# Was für ein Boot habe ich mir da Gekauft



## R1dDle (29. März 2012)

Hallo Leute ich brauche mal eure Hilfe ich habe mir ein Boot gekauft und habe keine blassen Schimmer was es für ein Typ ist!

  Das Boot ist 3,50 lang und 1,50 breit und von einem Typenschild fehlt jede Spur.

  Evt. Weiß ja jemand bescheid was ich mir da an die Backe gelacht habe.


----------



## Dorsch 48 (29. März 2012)

*AW: Was für ein Boot habe ich mir da Gekauft*

unverbindlich, ein Wax Dreikieler, oder eben nicht|supergri


----------



## R1dDle (29. März 2012)

*AW: Was für ein Boot habe ich mir da Gekauft*

HIT!!! Wax war das Stichwort habe ja schon alles durch aber auf Wax bin ich nicht gekommen! Bist mein Held #6

Dan sollte das ganz genau ein Wax Sprint Junior sein!??


----------



## Kretzer83 (29. März 2012)

*AW: Was für ein Boot habe ich mir da Gekauft*

Wenn es ein Auto wäre, würd ich auf nen Fiat tippen 

(sorry, ich will auch ein Boot, bzw. nen Liegeplatz, das ist hier das Problem)


----------



## R1dDle (29. März 2012)

*AW: Was für ein Boot habe ich mir da Gekauft*

Muss ja wissen wie viel ps das ding Verträgt 

Habe da auch schon eine Prospekt gefunden


----------



## Daniel-93 (17. April 2012)

*AW: Was für ein Boot habe ich mir da Gekauft*



Kretzer83 schrieb:


> Wenn es ein Auto wäre, würd ich auf nen Fiat tippen
> 
> (sorry, ich will auch ein Boot, bzw. nen Liegeplatz, das ist hier das Problem)




Lachflash. :q


----------



## Heilbutt (18. April 2012)

*AW: Was für ein Boot habe ich mir da Gekauft*

Richtig stylish, das Teil!!!
Was ist das denn für ein Baujahr???

Sieht gut erhalten aus!!!

... beim Auto hätte ich eher auf "Trabant" getippt!!|supergri

Gruß

Holger


----------



## crocodile (18. April 2012)

*AW: Was für ein Boot habe ich mir da Gekauft*

Steuerbord links, tippe auf nen englischen Hersteller.


----------



## Sterni01 (19. April 2012)

*AW: Was für ein Boot habe ich mir da Gekauft*



Kretzer83 schrieb:


> (sorry, ich will auch ein Boot, bzw. nen Liegeplatz, das ist hier das Problem)


 
Habe da noch ein Fiberline !

http://kleinanzeigen.ebay.de/anzeigen/m-merkliste.html


----------



## R1dDle (19. April 2012)

*AW: Was für ein Boot habe ich mir da Gekauft*



Heilbutt schrieb:


> Richtig stylish, das Teil!!!
> Was ist das denn für ein Baujahr???
> 
> Sieht gut erhalten aus!!!
> ...



ja das baujahr kann ich nicht genau benennen, aber das Boot wurde von 1973-1975 in der DDR gebaut. Für das Alter schaut es wirklich sehr gut aus. #h


----------



## R1dDle (19. April 2012)

*AW: Was für ein Boot habe ich mir da Gekauft*

Ach ja und einen neuen Motor habe ich mittlerweile auch schon stehen. :q


----------



## Heilbutt (19. April 2012)

*AW: Was für ein Boot habe ich mir da Gekauft*

Wie ich´s mir dachte - Trabant!!

Und mit der 40 PS Maschine wird sich´s wohl auch zügig fortbewegen lassen....
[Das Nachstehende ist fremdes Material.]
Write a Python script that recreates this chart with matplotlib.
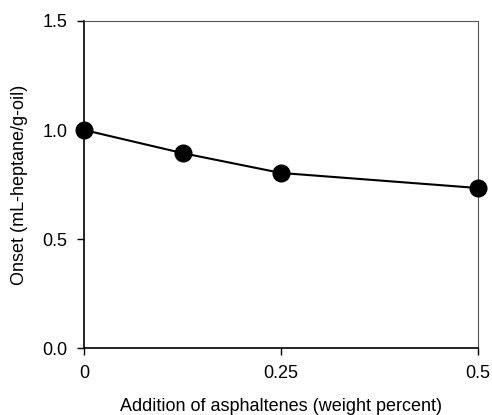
import matplotlib.pyplot as plt

# Data
asphaltenes = [0.0, 0.125, 0.25, 0.5]
onset = [1.0, 0.894, 0.803, 0.734]
x_ticks = [0, 0.25, 0.5]
x_tick_labels = ["0", "0.25", "0.5"]
y_ticks = [0.0, 0.5, 1.0, 1.5]
y_tick_labels = ["0.0", "0.5", "1.0", "1.5"]

plt.rcParams["font.family"] = ["Liberation Sans", "DejaVu Sans"]

fig = plt.figure(figsize=(4.92, 4.15), dpi=100)
ax = fig.add_axes([0.171, 0.1614, 0.8, 0.788])

ax.plot(asphaltenes, onset, color="black", linewidth=1.5, marker="o",
        markersize=12, markerfacecolor="black", clip_on=False, zorder=3)

ax.set_xlim(0, 0.5)
ax.set_ylim(0, 1.5)
ax.set_xticks(x_ticks)
ax.set_xticklabels(x_tick_labels, fontsize=13)
ax.set_yticks(y_ticks)
ax.set_yticklabels(y_tick_labels, fontsize=13)
ax.tick_params(direction="out", length=5, width=1, pad=7)

for side in ["left", "bottom"]:
    ax.spines[side].set_linewidth(1.2)
for side in ["top", "right"]:
    ax.spines[side].set_linewidth(0.8)
    ax.spines[side].set_color("#555555")

ax.set_xlabel("Addition of asphaltenes (weight percent)", fontsize=13, labelpad=12)
ax.set_ylabel("Onset (mL-heptane/g-oil)", fontsize=13, labelpad=10)

fig.savefig("out.png", dpi=100)
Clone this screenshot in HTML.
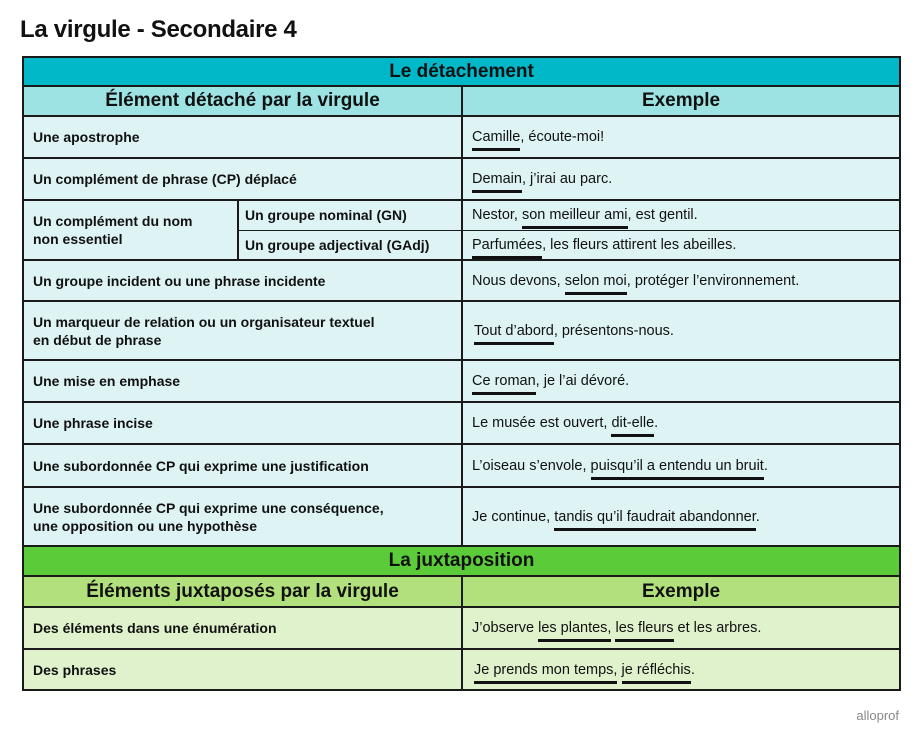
<!DOCTYPE html>
<html><head><meta charset="utf-8"><style>
body{margin:0;background:#fff;width:921px;height:740px;position:relative;font-family:"Liberation Sans",sans-serif;color:#111;overflow:hidden}
h1{position:absolute;left:20px;top:16px;margin:0;font-size:24px;font-weight:bold;letter-spacing:-0.3px}
table{position:absolute;left:22px;top:56px;border-collapse:collapse;table-layout:fixed;width:877px}
td{border:2px solid #1a1a1a;padding:0 0 0 9px;vertical-align:middle;font-size:14px;line-height:18px}
.l{font-weight:bold;font-size:14px}
.t1{background:#00b8c8;text-align:center;font-weight:bold;font-size:19px;padding:0}
.h1{background:#9de3e3;text-align:center;font-weight:bold;font-size:19px;padding:0}
.r1{background:#def3f4}
.t2{background:#5ccb3a;text-align:center;font-weight:bold;font-size:19px;padding:0}
.h2{background:#b2e07c;text-align:center;font-weight:bold;font-size:19px;padding:0}
.r2{background:#dff2cc}
.e{font-size:14.5px}
u{text-decoration:none;border-bottom:3px solid #111;padding-bottom:3px}
.logo{position:absolute;right:22px;top:708px;font-size:13px;color:#888}
</style></head><body>
<h1>La virgule - Secondaire 4</h1>
<table>
<colgroup><col style="width:215px"><col style="width:224px"><col style="width:438px"></colgroup>
<tr style="height:29px"><td class="t1" colspan="3">Le détachement</td></tr>
<tr style="height:30px"><td class="h1" colspan="2">Élément détaché par la virgule</td><td class="h1">Exemple</td></tr>
<tr style="height:42px" class="r1"><td class="l" colspan="2">Une apostrophe</td><td class="e"><u>Camille</u>, écoute-moi!</td></tr>
<tr style="height:42px" class="r1"><td class="l" colspan="2">Un complément de phrase (CP) déplacé</td><td class="e"><u>Demain</u>, j’irai au parc.</td></tr>
<tr style="height:30px" class="r1"><td class="l" rowspan="2">Un complément du nom<br>non essentiel</td><td class="l" style="border-bottom-width:1px;padding-left:6px">Un groupe nominal (GN)</td><td class="e" style="border-bottom-width:1px">Nestor, <u>son meilleur ami</u>, est gentil.</td></tr>
<tr style="height:30px" class="r1"><td class="l" style="border-top-width:1px;padding-left:6px">Un groupe adjectival (GAdj)</td><td class="e" style="border-top-width:1px"><u>Parfumées</u>, les fleurs attirent les abeilles.</td></tr>
<tr style="height:41px" class="r1"><td class="l" colspan="2">Un groupe incident ou une phrase incidente</td><td class="e">Nous devons, <u>selon moi</u>, protéger l’environnement.</td></tr>
<tr style="height:59px" class="r1"><td class="l" colspan="2">Un marqueur de relation ou un organisateur textuel<br>en début de phrase</td><td class="e" style="padding-left:11px"><u>Tout d’abord</u>, présentons-nous.</td></tr>
<tr style="height:42px" class="r1"><td class="l" colspan="2">Une mise en emphase</td><td class="e"><u>Ce roman</u>, je l’ai dévoré.</td></tr>
<tr style="height:42px" class="r1"><td class="l" colspan="2">Une phrase incise</td><td class="e">Le musée est ouvert, <u>dit-elle</u>.</td></tr>
<tr style="height:43px" class="r1"><td class="l" colspan="2">Une subordonnée CP qui exprime une justification</td><td class="e">L’oiseau s’envole, <u>puisqu’il a entendu un bruit</u>.</td></tr>
<tr style="height:59px" class="r1"><td class="l" colspan="2">Une subordonnée CP qui exprime une conséquence,<br>une opposition ou une hypothèse</td><td class="e">Je continue, <u>tandis qu’il faudrait abandonner</u>.</td></tr>
<tr style="height:30px"><td class="t2" colspan="3">La juxtaposition</td></tr>
<tr style="height:31px"><td class="h2" colspan="2">Éléments juxtaposés par la virgule</td><td class="h2">Exemple</td></tr>
<tr style="height:42px" class="r2"><td class="l" colspan="2">Des éléments dans une énumération</td><td class="e">J’observe <u>les plantes,</u> <u>les fleurs</u> et les arbres.</td></tr>
<tr style="height:41px" class="r2"><td class="l" colspan="2">Des phrases</td><td class="e" style="padding-left:11px"><u>Je prends mon temps,</u> <u>je réfléchis</u>.</td></tr>
</table>
<div class="logo">alloprof</div>
</body></html>
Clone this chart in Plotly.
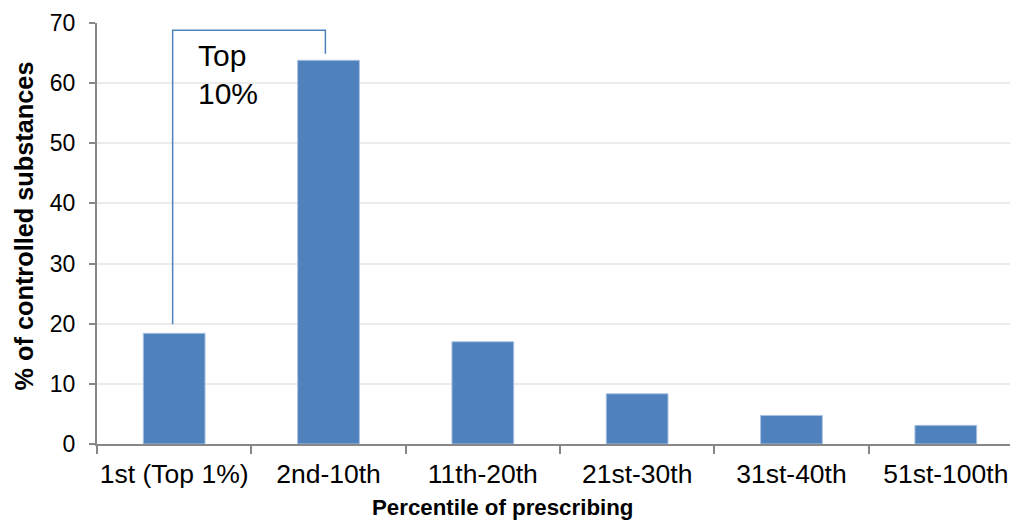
import plotly.graph_objects as go

# Share of controlled-substance prescriptions by prescriber percentile
categories = ["1st (Top 1%)", "2nd-10th", "11th-20th", "21st-30th", "31st-40th", "51st-100th"]
values = [18.4, 63.8, 17.0, 8.35, 4.75, 3.1]
y_ticks = [0, 10, 20, 30, 40, 50, 60, 70]

x_title = "Percentile of prescribing"
y_title = "% of controlled substances"

BAR_COLOR = "#4F81BD"
AXIS_COLOR = "#878787"
GRID_COLOR = "#EBEBEB"
FONT = "Arial, Liberation Sans, sans-serif"

fig = go.Figure(
    go.Bar(
        x=categories,
        y=values,
        width=0.4,
        marker=dict(color=BAR_COLOR, line=dict(color="#A9C1DF", width=1)),
        hoverinfo="x+y",
    )
)

# Bracket spanning the first two groups ("Top 10%")
top_y = 68.8
fig.add_shape(
    type="path",
    xref="x", yref="y",
    path=f"M -0.01 {values[0] + 1.5} L -0.01 {top_y} L 0.98 {top_y} L 0.98 {values[1] + 1.1}",
    line=dict(color=BAR_COLOR, width=1.5),
)
fig.add_annotation(x=0.14, y=64.6, xref="x", yref="y", text="Top", showarrow=False,
                   xanchor="left", yanchor="middle", font=dict(family=FONT, size=30, color="black"))
fig.add_annotation(x=0.14, y=58.3, xref="x", yref="y", text="10%", showarrow=False,
                   xanchor="left", yanchor="middle", font=dict(family=FONT, size=30, color="black"))

# Axis titles, placed relative to the whole chart
fig.add_annotation(x=0.4436, y=-0.15, xref="paper", yref="paper", text=f"<b>{x_title}</b>",
                   showarrow=False, xanchor="center", yanchor="middle",
                   font=dict(family=FONT, size=22.3, color="black"))
fig.add_annotation(x=-0.080, y=0.519, xref="paper", yref="paper", text=f"<b>{y_title}</b>",
                   showarrow=False, textangle=-90, xanchor="center", yanchor="middle",
                   font=dict(family=FONT, size=25.3, color="black"))

fig.update_layout(
    width=1010,
    height=527,
    margin=dict(l=97, r=0, t=23, b=83),
    paper_bgcolor="white",
    plot_bgcolor="white",
    showlegend=False,
    bargap=0.6,
    font=dict(family=FONT, color="black", size=23),
    xaxis=dict(
        type="category",
        range=[-0.5, 5.416],
        automargin=False,
        tickangle=0,
        tickson="boundaries",
        ticks="outside",
        ticklen=8,
        tickwidth=1.5,
        tickcolor=AXIS_COLOR,
        showline=True,
        linecolor=AXIS_COLOR,
        linewidth=2,
        showgrid=False,
        tickfont=dict(family=FONT, size=26.5, color="black"),
        ticklabelstandoff=5,
    ),
    yaxis=dict(
        range=[0, 70],
        automargin=False,
        tickvals=y_ticks,
        ticks="outside",
        ticklen=6,
        tickwidth=1.5,
        tickcolor=AXIS_COLOR,
        showline=True,
        linecolor=AXIS_COLOR,
        linewidth=2,
        showgrid=True,
        gridcolor=GRID_COLOR,
        gridwidth=1.5,
        zeroline=False,
        tickfont=dict(family=FONT, size=23, color="black"),
        ticklabelstandoff=9,
    ),
)

fig.write_html("out.html")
... mach doch mal Meldung, wenn´s fährt!!#h

Gruß

Holger


----------



## Daniel-93 (19. April 2012)

*AW: Was für ein Boot habe ich mir da Gekauft*

Zum angeln ist das echt ein tolles Boot nicht zu groß und nicht zu klein, und mit 40PS kommt man auch recht schnell von A nach B. #6


----------